▸ **SET TASK**: Retype, please, the listing from its opening line through the line that contains "plt.rcParams['font.family'] = ['Liberation", both included, without the pictures.

_ _ _

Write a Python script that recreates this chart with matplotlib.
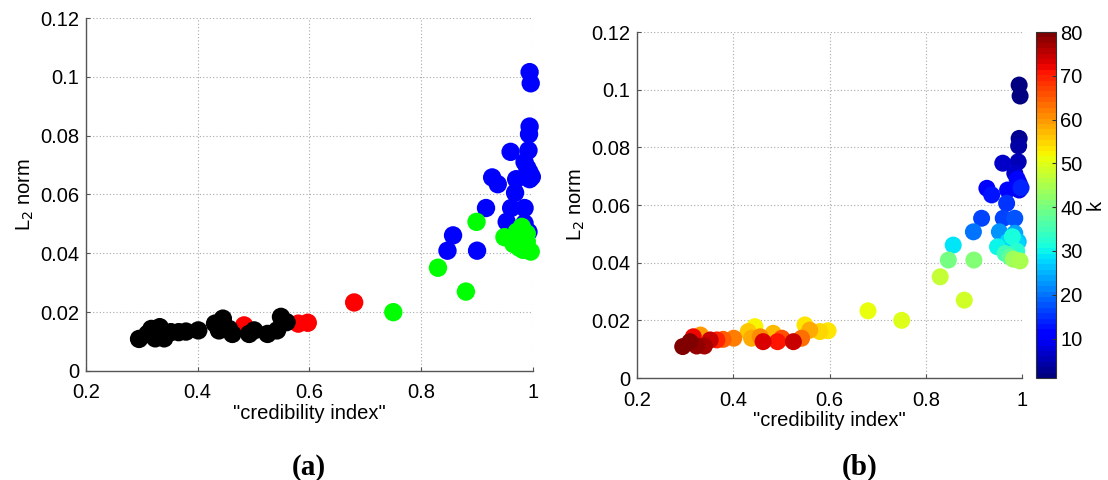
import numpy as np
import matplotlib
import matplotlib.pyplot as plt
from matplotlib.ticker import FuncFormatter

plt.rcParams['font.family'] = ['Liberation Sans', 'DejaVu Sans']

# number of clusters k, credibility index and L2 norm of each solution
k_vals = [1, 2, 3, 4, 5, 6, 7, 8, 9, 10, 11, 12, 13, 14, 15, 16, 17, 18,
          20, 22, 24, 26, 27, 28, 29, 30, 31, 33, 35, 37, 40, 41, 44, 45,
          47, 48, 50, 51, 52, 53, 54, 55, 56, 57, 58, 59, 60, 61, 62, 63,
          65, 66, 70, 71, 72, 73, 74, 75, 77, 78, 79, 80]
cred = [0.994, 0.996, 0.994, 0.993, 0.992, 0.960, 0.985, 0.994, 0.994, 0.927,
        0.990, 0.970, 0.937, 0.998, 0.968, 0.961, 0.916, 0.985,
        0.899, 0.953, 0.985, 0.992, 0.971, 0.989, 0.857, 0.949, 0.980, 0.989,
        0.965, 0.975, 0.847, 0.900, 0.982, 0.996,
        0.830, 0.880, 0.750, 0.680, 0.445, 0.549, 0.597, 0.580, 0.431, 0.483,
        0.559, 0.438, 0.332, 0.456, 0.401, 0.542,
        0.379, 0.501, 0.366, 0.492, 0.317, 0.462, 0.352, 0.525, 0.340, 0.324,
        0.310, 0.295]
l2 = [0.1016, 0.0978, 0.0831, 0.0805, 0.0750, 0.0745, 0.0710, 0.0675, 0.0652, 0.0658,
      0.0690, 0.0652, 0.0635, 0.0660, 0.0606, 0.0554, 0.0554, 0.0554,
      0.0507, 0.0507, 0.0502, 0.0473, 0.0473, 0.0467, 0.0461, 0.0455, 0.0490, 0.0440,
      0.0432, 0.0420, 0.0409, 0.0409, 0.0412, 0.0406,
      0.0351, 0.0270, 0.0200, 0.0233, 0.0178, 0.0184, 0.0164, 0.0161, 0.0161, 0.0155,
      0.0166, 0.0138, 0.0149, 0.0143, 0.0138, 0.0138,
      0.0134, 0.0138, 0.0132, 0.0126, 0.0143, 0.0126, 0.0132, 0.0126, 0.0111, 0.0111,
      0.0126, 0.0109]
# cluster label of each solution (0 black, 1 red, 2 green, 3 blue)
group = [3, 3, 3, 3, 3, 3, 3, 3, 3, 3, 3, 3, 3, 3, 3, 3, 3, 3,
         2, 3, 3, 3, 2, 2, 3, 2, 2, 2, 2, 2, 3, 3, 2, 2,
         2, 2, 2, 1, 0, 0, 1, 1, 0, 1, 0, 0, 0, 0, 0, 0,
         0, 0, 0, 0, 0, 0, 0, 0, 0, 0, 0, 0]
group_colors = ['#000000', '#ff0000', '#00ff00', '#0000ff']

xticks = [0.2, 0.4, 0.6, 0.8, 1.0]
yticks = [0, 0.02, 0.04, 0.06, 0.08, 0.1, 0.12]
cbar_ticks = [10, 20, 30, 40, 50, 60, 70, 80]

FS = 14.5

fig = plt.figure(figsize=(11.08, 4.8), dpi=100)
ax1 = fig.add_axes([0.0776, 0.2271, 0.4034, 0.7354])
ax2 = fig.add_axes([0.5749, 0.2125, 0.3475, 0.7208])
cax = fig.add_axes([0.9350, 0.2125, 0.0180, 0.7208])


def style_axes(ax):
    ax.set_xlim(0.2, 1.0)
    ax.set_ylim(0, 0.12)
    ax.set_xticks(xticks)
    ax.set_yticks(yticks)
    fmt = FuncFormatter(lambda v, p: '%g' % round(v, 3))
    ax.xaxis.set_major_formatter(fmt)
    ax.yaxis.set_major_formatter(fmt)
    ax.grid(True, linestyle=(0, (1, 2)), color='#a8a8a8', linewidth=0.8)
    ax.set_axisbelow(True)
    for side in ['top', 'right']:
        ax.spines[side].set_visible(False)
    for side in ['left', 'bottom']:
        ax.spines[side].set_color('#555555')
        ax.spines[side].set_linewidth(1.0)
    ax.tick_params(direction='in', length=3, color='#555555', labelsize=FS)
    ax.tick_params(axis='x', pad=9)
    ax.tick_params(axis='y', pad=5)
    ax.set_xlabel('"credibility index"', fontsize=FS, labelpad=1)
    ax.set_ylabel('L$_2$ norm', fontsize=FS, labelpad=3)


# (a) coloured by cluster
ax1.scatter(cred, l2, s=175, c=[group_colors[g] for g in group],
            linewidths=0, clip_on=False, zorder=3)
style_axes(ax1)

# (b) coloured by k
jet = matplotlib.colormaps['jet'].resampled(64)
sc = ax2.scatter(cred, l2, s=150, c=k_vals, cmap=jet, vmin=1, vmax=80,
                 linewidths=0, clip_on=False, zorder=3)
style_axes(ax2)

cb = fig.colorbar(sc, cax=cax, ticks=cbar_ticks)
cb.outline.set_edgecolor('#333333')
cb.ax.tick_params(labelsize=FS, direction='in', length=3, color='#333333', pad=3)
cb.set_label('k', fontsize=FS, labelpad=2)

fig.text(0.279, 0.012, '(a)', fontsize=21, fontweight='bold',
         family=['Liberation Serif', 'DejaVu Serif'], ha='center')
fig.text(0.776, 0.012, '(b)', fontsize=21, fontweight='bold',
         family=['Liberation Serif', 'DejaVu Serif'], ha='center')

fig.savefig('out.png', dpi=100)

_ _ _

▸ **CORRECT OUTPUT**:
Write a Python script that recreates this chart with matplotlib.
import numpy as np
import matplotlib
import matplotlib.pyplot as plt
from matplotlib.ticker import FuncFormatter

plt.rcParams['font.family'] = ['Liberation Sans', 'DejaVu Sans']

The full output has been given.